▶ Challenge: Start at the first line of the material below and retype each line through the one containing "3.1 Market the", exactly.

-- START OF Recorded information --

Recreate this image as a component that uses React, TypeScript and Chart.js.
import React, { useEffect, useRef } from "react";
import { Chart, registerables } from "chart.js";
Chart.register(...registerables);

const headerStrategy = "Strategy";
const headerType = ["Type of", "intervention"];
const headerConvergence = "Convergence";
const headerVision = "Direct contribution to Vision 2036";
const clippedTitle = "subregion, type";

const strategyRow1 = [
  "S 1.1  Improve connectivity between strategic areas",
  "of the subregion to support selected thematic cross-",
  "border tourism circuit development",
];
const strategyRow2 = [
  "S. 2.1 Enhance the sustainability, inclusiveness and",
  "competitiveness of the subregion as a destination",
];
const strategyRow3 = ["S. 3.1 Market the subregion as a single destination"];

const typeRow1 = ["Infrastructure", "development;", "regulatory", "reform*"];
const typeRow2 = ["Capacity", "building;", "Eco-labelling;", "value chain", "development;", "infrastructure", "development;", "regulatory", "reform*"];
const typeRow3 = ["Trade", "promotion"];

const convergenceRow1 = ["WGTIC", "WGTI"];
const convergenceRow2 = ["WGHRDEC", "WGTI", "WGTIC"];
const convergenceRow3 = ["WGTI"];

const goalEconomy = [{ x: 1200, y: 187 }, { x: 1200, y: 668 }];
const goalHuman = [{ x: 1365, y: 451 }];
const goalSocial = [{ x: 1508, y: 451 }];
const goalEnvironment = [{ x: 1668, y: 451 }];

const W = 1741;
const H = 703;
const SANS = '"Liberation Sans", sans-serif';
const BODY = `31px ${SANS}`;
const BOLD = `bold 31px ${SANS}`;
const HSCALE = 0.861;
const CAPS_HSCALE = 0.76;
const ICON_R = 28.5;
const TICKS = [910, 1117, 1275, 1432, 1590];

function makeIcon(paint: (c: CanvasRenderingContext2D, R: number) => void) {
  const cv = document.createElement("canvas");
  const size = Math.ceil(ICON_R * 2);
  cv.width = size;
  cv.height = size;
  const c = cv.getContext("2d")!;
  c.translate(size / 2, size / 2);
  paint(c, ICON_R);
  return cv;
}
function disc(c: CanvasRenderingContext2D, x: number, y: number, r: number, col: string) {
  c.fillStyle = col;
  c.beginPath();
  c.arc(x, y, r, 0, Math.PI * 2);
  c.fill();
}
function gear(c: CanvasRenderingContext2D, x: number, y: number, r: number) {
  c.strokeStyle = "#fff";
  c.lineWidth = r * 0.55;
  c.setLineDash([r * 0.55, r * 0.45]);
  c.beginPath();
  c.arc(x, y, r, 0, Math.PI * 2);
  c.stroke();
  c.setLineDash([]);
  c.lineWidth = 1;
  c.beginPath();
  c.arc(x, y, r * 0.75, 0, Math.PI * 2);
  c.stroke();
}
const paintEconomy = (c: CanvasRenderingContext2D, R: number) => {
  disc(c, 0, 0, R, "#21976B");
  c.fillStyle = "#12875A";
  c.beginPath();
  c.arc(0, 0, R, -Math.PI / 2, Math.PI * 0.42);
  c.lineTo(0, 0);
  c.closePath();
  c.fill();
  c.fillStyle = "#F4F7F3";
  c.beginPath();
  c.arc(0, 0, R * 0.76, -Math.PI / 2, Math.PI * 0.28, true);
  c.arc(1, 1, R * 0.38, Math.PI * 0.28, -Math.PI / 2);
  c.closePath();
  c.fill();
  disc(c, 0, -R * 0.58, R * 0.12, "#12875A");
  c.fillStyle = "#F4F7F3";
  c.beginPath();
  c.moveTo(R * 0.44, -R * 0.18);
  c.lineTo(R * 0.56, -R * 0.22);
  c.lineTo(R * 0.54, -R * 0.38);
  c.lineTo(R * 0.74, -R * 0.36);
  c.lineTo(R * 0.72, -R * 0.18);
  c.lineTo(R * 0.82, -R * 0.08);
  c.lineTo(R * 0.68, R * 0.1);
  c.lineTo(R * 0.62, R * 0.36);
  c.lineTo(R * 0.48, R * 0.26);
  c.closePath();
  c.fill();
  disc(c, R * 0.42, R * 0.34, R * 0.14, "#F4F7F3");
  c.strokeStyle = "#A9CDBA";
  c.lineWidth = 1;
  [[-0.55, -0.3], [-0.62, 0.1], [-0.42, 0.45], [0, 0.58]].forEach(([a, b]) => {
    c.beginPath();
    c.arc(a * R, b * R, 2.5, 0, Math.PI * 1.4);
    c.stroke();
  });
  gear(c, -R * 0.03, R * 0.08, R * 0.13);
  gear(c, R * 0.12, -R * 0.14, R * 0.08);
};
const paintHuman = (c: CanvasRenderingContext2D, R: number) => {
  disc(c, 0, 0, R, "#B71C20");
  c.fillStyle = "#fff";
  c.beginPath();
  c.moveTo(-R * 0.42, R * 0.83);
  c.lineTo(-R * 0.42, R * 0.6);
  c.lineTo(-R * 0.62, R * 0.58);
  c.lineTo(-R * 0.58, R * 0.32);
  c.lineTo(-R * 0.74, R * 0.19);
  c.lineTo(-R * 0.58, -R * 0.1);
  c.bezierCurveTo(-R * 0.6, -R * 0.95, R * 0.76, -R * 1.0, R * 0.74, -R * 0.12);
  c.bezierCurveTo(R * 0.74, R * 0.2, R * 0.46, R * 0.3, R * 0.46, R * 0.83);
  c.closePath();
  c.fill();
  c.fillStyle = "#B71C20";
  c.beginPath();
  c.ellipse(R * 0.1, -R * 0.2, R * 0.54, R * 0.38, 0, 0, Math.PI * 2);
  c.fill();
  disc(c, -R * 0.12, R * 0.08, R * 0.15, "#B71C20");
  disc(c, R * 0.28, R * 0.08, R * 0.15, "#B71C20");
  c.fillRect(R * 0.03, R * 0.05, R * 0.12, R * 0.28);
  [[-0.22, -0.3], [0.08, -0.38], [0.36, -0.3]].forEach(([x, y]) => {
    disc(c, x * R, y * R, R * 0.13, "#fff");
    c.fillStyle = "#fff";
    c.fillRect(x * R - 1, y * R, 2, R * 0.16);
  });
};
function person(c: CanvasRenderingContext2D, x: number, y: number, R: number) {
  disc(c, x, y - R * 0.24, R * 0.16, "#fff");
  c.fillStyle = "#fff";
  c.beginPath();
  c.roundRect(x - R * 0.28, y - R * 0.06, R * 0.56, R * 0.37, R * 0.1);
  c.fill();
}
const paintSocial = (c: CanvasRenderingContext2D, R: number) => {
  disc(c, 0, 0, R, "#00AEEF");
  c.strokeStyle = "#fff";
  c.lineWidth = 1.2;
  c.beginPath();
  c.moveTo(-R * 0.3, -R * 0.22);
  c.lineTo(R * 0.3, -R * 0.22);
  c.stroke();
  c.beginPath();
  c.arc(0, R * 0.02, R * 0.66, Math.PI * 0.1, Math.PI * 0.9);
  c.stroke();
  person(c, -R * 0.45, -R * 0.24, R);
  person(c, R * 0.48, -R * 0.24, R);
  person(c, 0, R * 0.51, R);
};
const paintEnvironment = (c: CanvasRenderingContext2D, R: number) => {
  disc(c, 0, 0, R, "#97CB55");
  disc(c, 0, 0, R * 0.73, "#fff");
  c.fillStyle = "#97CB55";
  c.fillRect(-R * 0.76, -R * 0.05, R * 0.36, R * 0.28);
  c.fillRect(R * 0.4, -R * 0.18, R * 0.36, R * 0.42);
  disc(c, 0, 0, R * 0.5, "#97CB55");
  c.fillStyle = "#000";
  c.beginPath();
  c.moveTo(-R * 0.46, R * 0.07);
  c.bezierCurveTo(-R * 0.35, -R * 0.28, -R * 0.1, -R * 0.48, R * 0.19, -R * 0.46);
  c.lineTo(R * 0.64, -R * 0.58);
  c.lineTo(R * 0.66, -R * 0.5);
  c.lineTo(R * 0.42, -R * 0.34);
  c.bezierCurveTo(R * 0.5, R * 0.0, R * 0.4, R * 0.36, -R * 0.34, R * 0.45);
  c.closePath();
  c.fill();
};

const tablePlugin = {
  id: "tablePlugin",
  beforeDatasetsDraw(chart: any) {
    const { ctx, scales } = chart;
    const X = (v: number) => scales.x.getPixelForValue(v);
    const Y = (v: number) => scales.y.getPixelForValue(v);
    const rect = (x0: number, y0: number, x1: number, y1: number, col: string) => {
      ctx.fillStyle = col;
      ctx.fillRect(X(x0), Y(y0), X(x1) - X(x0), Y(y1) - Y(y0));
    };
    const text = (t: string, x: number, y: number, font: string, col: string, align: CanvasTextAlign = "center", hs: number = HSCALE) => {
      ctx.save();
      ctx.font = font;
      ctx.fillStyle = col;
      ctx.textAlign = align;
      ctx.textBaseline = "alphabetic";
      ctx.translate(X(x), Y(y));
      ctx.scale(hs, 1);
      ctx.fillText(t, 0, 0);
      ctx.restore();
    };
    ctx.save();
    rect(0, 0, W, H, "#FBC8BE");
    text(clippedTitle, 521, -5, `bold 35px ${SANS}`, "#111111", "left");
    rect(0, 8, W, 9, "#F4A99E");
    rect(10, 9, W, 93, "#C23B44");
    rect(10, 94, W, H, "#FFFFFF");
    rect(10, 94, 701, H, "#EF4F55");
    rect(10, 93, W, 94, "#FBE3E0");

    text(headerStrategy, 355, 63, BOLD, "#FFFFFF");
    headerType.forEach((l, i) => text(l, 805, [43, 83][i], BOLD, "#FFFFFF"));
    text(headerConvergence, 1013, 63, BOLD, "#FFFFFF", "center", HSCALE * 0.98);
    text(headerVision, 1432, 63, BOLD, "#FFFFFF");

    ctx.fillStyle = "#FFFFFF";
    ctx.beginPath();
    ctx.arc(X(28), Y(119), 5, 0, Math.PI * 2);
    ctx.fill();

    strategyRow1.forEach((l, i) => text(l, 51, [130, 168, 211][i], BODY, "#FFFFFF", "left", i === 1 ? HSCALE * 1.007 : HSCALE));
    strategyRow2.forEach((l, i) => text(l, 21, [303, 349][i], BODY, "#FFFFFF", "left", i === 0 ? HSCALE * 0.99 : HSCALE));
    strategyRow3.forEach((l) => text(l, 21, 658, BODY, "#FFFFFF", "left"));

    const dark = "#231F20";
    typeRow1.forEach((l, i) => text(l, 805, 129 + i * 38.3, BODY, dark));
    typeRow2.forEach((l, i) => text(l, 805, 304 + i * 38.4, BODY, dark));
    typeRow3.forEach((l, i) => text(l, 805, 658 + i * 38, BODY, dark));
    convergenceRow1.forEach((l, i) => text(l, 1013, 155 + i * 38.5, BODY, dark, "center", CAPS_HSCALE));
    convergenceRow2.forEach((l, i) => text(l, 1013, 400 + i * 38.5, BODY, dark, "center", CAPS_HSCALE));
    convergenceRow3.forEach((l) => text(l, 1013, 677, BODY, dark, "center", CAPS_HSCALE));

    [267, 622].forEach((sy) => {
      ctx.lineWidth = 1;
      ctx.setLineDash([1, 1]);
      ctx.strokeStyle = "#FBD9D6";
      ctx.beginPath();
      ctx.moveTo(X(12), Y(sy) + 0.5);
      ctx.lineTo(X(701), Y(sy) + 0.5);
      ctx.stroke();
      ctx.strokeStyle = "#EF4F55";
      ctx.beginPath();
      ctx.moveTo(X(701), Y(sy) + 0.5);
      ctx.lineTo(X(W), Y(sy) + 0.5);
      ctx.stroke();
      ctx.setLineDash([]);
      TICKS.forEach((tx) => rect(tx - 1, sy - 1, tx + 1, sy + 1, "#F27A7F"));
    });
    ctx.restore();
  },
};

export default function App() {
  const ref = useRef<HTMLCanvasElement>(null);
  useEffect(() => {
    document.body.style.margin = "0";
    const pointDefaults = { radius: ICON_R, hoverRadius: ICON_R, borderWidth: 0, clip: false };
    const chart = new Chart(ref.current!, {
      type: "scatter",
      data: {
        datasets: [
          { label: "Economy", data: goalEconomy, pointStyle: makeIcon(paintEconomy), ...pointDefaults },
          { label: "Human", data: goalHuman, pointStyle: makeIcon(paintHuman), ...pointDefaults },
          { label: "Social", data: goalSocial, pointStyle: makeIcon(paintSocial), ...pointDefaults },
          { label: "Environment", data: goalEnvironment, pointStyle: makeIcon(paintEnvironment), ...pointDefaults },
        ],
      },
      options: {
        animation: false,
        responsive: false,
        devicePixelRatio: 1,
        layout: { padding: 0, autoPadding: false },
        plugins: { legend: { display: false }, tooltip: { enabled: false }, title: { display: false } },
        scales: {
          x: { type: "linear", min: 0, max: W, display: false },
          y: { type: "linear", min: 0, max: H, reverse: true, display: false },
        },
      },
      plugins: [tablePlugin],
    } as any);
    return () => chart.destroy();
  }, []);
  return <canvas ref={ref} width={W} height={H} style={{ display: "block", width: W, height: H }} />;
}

-- END OF Recorded information --

▶ Solution to the problem:
Recreate this image as a component that uses React, TypeScript and Chart.js.
import React, { useEffect, useRef } from "react";
import { Chart, registerables } from "chart.js";
Chart.register(...registerables);

const headerStrategy = "Strategy";
const headerType = ["Type of", "intervention"];
const headerConvergence = "Convergence";
const headerVision = "Direct contribution to Vision 2036";
const clippedTitle = "subregion, type";

const strategyRow1 = [
  "S 1.1  Improve connectivity between strategic areas",
  "of the subregion to support selected thematic cross-",
  "border tourism circuit development",
];
const strategyRow2 = [
  "S. 2.1 Enhance the sustainability, inclusiveness and",
  "competitiveness of the subregion as a destination",
];
const strategyRow3 = ["S. 3.1 Market the subregion as a single destination"];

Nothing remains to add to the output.